There is also the problem of authenticity, for while the Baron travels the world fighting crime and recovering art, the television show and its cast and crew remain resolutely at home. The producers simulate exotic locations through establishing shots and the most blatant kind of blue-screening. In “Farewell to Yesterday”, nominally set in Rome, there is a shot of actor Steve Forrest in front of Vatican Square, which looks as if he has posed in front of a tourism poster. You could get the same effect by cutting out his picture from the front of the DVD and laying it over a photo of St. Peters.
In the same way, an identical stretch of country road appears to run from rural Spain to the north of England to a series of made-up Soviet block countries, and the alleyway I mentioned earlier exists simultaneously in London, Mexico, Italy and perhaps all of the Euro-zone. That carelessness with exotica extends to the supporting cast as well. We have Mexican episodes without any Mexicans, Spanish episodes without any Spaniards and, perhaps, most jarringly, “Samurai West,” an extended meditation on the warrior code of ancient Japan, whose actors all appear to be Turkish at best, perhaps Indian or Italian. They have brownish skin…good enough!

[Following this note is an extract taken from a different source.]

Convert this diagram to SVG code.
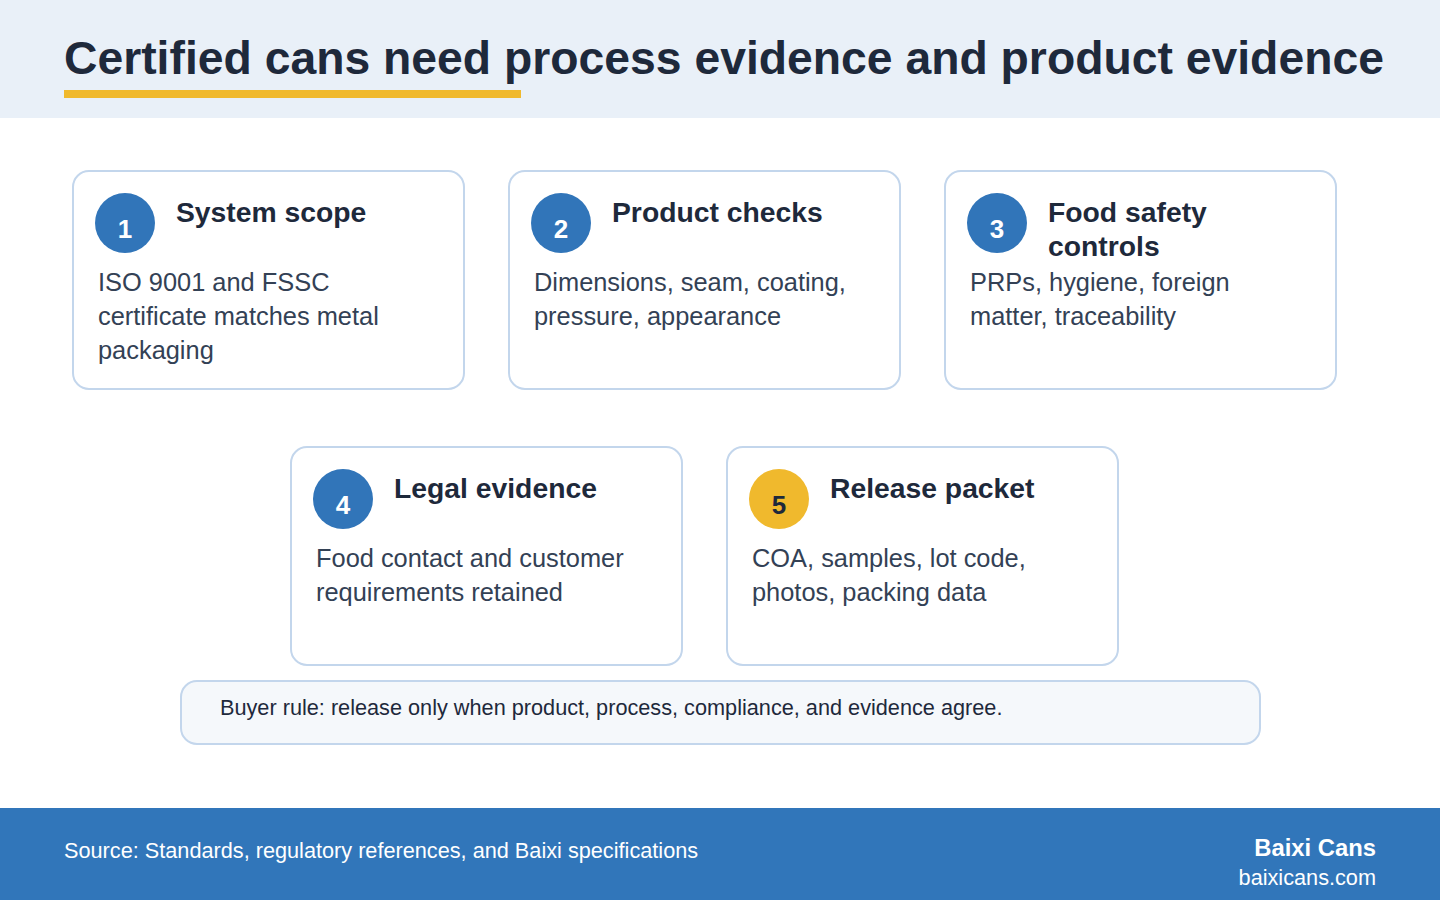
<svg xmlns="http://www.w3.org/2000/svg" width="1440" height="900" viewBox="0 0 1440 900">
<style>
.card{fill:#FFFFFF;stroke:#C3D6EC;stroke-width:2}
.num{font-family:"Liberation Sans",Arial,sans-serif;font-weight:bold;font-size:26px;text-anchor:middle}
.ttl{font-family:"Liberation Sans",Arial,sans-serif;font-weight:bold;font-size:28.3px;fill:#1E293B}
.body{font-family:"Liberation Sans",Arial,sans-serif;font-size:25.4px;fill:#334155}
</style>
<rect x="0" y="0" width="1440" height="900" fill="#FFFFFF"/>
<rect x="0" y="0" width="1440" height="118" fill="#E9F0F8"/>
<text x="64" y="74" font-family="Liberation Sans, Arial, sans-serif" font-weight="bold" font-size="46.3" fill="#1E293B">Certified cans need process evidence and product evidence</text>
<rect x="64" y="90" width="457" height="8" fill="#F0B92D"/>

<g id="node1">
<rect class="card" x="73" y="171" width="391" height="218" rx="16"/>
<circle cx="125" cy="223" r="30" fill="#3175B9"/>
<text class="num" x="125" y="238" fill="#FFFFFF">1</text>
<text class="ttl" x="176" y="222">System scope</text>
<text class="body" x="98" y="291">ISO 9001 and FSSC</text>
<text class="body" x="98" y="325">certificate matches metal</text>
<text class="body" x="98" y="359">packaging</text>
</g>
<g id="node2">
<rect class="card" x="509" y="171" width="391" height="218" rx="16"/>
<circle cx="561" cy="223" r="30" fill="#3175B9"/>
<text class="num" x="561" y="238" fill="#FFFFFF">2</text>
<text class="ttl" x="612" y="222">Product checks</text>
<text class="body" x="534" y="291">Dimensions, seam, coating,</text>
<text class="body" x="534" y="325">pressure, appearance</text>
</g>
<g id="node3">
<rect class="card" x="945" y="171" width="391" height="218" rx="16"/>
<circle cx="997" cy="223" r="30" fill="#3175B9"/>
<text class="num" x="997" y="238" fill="#FFFFFF">3</text>
<text class="ttl" x="1048" y="222">Food safety</text>
<text class="ttl" x="1048" y="256">controls</text>
<text class="body" x="970" y="291">PRPs, hygiene, foreign</text>
<text class="body" x="970" y="325">matter, traceability</text>
</g>
<g id="node4">
<rect class="card" x="291" y="447" width="391" height="218" rx="16"/>
<circle cx="343" cy="499" r="30" fill="#3175B9"/>
<text class="num" x="343" y="514" fill="#FFFFFF">4</text>
<text class="ttl" x="394" y="498">Legal evidence</text>
<text class="body" x="316" y="567">Food contact and customer</text>
<text class="body" x="316" y="601">requirements retained</text>
</g>
<g id="node5">
<rect class="card" x="727" y="447" width="391" height="218" rx="16"/>
<circle cx="779" cy="499" r="30" fill="#F0B92D"/>
<text class="num" x="779" y="514" fill="#1E293B">5</text>
<text class="ttl" x="830" y="498">Release packet</text>
<text class="body" x="752" y="567">COA, samples, lot code,</text>
<text class="body" x="752" y="601">photos, packing data</text>
</g>
<g id="connectors"></g>
<g id="rule">
<rect x="181" y="681" width="1079" height="63" rx="16" fill="#F5F8FB" stroke="#C3D6EC" stroke-width="2"/>
<text x="220" y="715" font-family="Liberation Sans, Arial, sans-serif" font-size="21.7" fill="#1E293B">Buyer rule: release only when product, process, compliance, and evidence agree.</text>
</g>
<g id="footer">
<rect x="0" y="808" width="1440" height="92" fill="#3176BA"/>
<text x="64" y="858" font-family="Liberation Sans, Arial, sans-serif" font-size="21.7" fill="#FFFFFF">Source: Standards, regulatory references, and Baixi specifications</text>
<text x="1376" y="856" text-anchor="end" font-family="Liberation Sans, Arial, sans-serif" font-weight="bold" font-size="23.8" fill="#FFFFFF">Baixi Cans</text>
<text x="1376" y="885" text-anchor="end" font-family="Liberation Sans, Arial, sans-serif" font-size="21.7" fill="#FFFFFF">baixicans.com</text>
</g>
</svg>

This DVD set collects all 30 episodes of The Baron, as well as a fairly sparse set of extra features, consisting mostly of audio commentaries from Sue Lloyd, production supervisor Johnny Goodman, director Cyril Frankel, Peter Wyngarde (who had a non-recurring part in the “Legions of Ammak”) and Brian Clemens, a writer. None of these commentaries are especially enlightening, though if you have nursed a four decade long crush on Lloyd, you might enjoy hearing her talk. She is still full of fun.
The Baron is full of fun, if you can overlook clumsy production, silly staged fights, cardboard minor characters and villains straight out of melodrama. You can’t take it seriously, but watching an episode or two is a perfectly fine way to spend a weekday evening.